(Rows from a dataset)
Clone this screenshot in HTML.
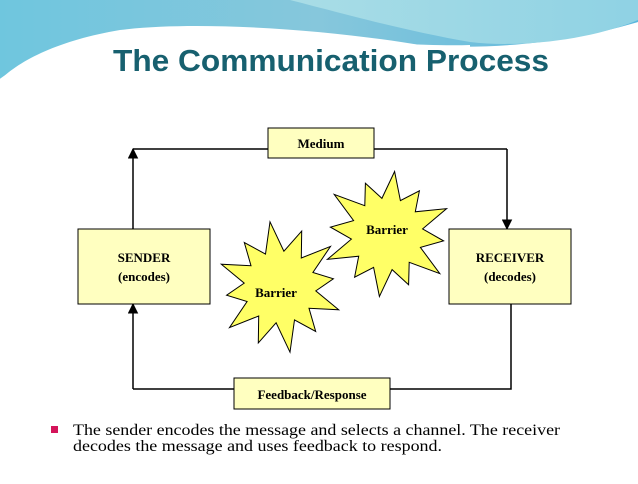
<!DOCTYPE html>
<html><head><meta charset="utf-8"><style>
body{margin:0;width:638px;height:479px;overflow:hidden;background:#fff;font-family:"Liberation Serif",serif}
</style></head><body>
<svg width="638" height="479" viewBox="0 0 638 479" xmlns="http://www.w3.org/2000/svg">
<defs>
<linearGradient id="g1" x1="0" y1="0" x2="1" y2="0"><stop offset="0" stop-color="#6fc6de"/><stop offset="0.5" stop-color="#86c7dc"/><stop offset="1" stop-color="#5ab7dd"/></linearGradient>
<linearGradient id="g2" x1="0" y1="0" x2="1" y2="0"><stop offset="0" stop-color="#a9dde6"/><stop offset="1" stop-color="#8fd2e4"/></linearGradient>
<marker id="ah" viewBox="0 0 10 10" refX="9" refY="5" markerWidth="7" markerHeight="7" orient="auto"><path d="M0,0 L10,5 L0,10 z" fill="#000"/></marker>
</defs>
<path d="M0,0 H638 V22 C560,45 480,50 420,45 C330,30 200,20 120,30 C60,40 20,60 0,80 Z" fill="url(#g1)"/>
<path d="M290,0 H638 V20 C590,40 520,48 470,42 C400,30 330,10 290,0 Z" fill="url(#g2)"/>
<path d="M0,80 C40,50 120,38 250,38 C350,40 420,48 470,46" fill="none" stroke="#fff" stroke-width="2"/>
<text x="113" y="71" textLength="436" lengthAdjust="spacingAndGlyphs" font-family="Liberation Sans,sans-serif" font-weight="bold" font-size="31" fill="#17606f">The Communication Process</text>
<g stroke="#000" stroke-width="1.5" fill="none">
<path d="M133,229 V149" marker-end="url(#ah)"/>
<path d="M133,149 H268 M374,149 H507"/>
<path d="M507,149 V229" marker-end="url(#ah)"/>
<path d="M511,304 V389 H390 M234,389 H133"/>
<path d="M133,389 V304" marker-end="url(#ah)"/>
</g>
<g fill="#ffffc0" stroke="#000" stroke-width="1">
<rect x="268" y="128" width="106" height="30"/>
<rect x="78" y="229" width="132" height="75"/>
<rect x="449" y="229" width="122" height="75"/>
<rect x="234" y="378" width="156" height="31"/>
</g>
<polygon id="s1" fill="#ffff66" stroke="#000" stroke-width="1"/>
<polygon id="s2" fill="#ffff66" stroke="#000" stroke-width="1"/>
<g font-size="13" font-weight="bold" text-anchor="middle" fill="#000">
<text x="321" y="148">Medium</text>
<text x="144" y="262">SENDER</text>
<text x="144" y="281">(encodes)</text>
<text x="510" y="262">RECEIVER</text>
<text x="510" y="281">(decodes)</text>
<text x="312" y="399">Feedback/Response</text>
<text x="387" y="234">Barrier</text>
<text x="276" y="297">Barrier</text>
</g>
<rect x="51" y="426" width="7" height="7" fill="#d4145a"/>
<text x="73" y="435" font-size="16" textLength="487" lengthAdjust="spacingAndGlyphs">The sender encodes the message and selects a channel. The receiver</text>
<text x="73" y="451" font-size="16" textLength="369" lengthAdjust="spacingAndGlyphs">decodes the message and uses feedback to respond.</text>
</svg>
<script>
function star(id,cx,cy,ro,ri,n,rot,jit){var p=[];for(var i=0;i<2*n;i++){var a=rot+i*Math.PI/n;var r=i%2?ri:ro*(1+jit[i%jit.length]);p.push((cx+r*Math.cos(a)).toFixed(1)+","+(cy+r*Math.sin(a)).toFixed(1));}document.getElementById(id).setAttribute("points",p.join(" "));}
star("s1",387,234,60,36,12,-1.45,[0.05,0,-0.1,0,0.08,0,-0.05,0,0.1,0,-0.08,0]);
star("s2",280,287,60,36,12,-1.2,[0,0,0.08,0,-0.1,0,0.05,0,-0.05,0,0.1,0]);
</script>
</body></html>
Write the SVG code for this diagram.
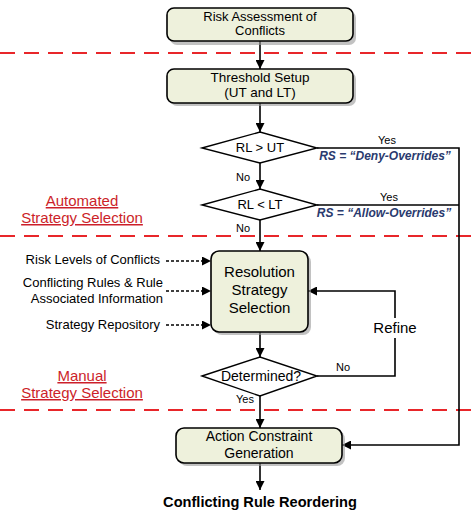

What you need to do: Select every line of the material above holding the word "this" and copy it.

Output of the exercise:
Clone this screenshot in HTML.
Write the SVG code for this diagram.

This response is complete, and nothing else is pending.